▸ Given material
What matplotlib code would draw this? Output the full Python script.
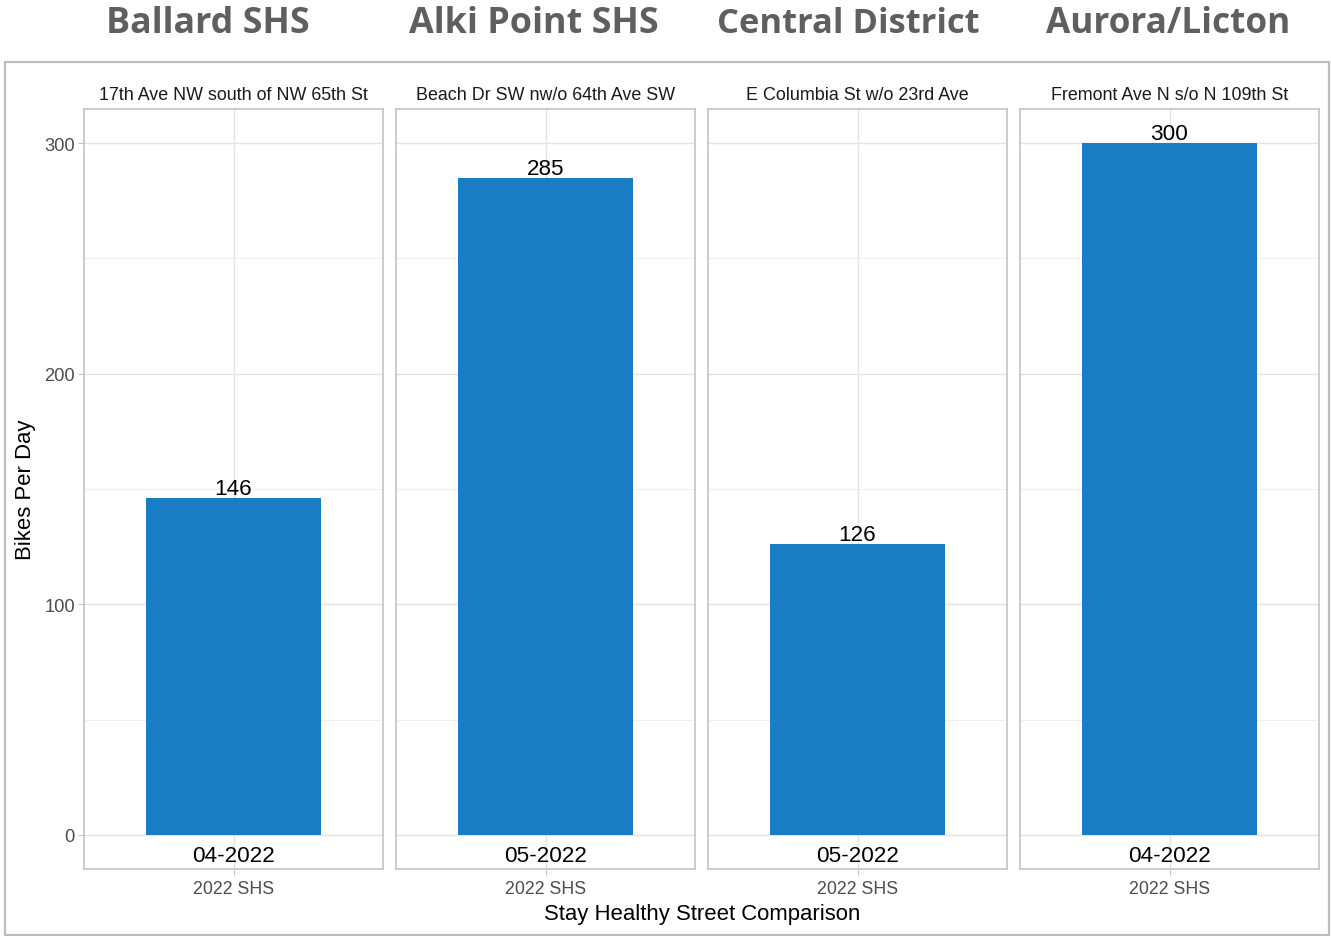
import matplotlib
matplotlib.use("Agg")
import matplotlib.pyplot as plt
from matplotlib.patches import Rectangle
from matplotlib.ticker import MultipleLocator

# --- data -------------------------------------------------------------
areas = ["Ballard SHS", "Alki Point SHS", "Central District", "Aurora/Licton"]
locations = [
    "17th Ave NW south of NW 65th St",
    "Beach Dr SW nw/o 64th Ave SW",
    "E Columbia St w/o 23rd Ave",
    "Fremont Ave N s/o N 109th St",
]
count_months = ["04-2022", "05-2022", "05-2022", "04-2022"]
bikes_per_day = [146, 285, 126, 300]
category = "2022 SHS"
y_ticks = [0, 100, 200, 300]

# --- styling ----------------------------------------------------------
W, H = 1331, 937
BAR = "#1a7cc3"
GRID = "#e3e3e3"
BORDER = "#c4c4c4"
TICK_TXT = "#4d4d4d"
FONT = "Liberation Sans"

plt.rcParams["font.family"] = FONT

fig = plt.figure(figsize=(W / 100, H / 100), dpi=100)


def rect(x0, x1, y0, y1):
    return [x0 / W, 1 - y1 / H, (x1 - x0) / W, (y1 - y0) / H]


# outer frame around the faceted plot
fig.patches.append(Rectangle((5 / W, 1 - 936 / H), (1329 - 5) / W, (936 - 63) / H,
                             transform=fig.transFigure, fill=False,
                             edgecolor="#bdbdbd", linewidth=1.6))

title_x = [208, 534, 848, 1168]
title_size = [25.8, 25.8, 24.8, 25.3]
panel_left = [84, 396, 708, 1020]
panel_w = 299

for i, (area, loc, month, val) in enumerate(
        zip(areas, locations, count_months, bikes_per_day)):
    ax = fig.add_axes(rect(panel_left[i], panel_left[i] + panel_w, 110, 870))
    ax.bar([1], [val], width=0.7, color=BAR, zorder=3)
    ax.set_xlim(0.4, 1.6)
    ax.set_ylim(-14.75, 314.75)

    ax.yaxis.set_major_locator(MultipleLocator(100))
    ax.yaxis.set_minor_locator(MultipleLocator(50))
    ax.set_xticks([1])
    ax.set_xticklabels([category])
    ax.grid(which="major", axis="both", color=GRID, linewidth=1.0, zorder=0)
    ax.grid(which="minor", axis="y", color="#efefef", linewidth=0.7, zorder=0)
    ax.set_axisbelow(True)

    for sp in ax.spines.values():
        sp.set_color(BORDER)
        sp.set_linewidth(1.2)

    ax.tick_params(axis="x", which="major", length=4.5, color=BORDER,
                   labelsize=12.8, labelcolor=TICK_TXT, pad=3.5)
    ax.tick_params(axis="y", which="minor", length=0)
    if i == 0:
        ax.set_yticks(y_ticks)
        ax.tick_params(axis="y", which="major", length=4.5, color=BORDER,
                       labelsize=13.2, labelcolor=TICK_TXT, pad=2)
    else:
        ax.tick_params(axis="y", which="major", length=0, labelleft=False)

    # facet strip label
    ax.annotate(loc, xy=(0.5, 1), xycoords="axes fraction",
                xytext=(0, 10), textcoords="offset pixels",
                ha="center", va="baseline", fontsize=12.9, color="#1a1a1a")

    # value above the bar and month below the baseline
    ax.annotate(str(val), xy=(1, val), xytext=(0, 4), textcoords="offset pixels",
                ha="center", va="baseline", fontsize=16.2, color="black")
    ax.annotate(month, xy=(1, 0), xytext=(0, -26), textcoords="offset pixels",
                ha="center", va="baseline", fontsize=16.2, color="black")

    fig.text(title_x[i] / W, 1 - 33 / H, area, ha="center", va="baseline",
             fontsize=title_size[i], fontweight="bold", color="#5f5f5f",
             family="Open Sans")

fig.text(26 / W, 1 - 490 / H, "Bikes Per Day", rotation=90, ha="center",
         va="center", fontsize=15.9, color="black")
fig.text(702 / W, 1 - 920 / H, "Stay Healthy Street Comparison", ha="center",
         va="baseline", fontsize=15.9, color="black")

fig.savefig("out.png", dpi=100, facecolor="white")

▸ Exercise
Your task is to return the lines above, from the first one up to and including the line containing "return [x0 /", minus any pictures.

▸ Task solution
What matplotlib code would draw this? Output the full Python script.
import matplotlib
matplotlib.use("Agg")
import matplotlib.pyplot as plt
from matplotlib.patches import Rectangle
from matplotlib.ticker import MultipleLocator

# --- data -------------------------------------------------------------
areas = ["Ballard SHS", "Alki Point SHS", "Central District", "Aurora/Licton"]
locations = [
    "17th Ave NW south of NW 65th St",
    "Beach Dr SW nw/o 64th Ave SW",
    "E Columbia St w/o 23rd Ave",
    "Fremont Ave N s/o N 109th St",
]
count_months = ["04-2022", "05-2022", "05-2022", "04-2022"]
bikes_per_day = [146, 285, 126, 300]
category = "2022 SHS"
y_ticks = [0, 100, 200, 300]

# --- styling ----------------------------------------------------------
W, H = 1331, 937
BAR = "#1a7cc3"
GRID = "#e3e3e3"
BORDER = "#c4c4c4"
TICK_TXT = "#4d4d4d"
FONT = "Liberation Sans"

plt.rcParams["font.family"] = FONT

fig = plt.figure(figsize=(W / 100, H / 100), dpi=100)


def rect(x0, x1, y0, y1):
    return [x0 / W, 1 - y1 / H, (x1 - x0) / W, (y1 - y0) / H]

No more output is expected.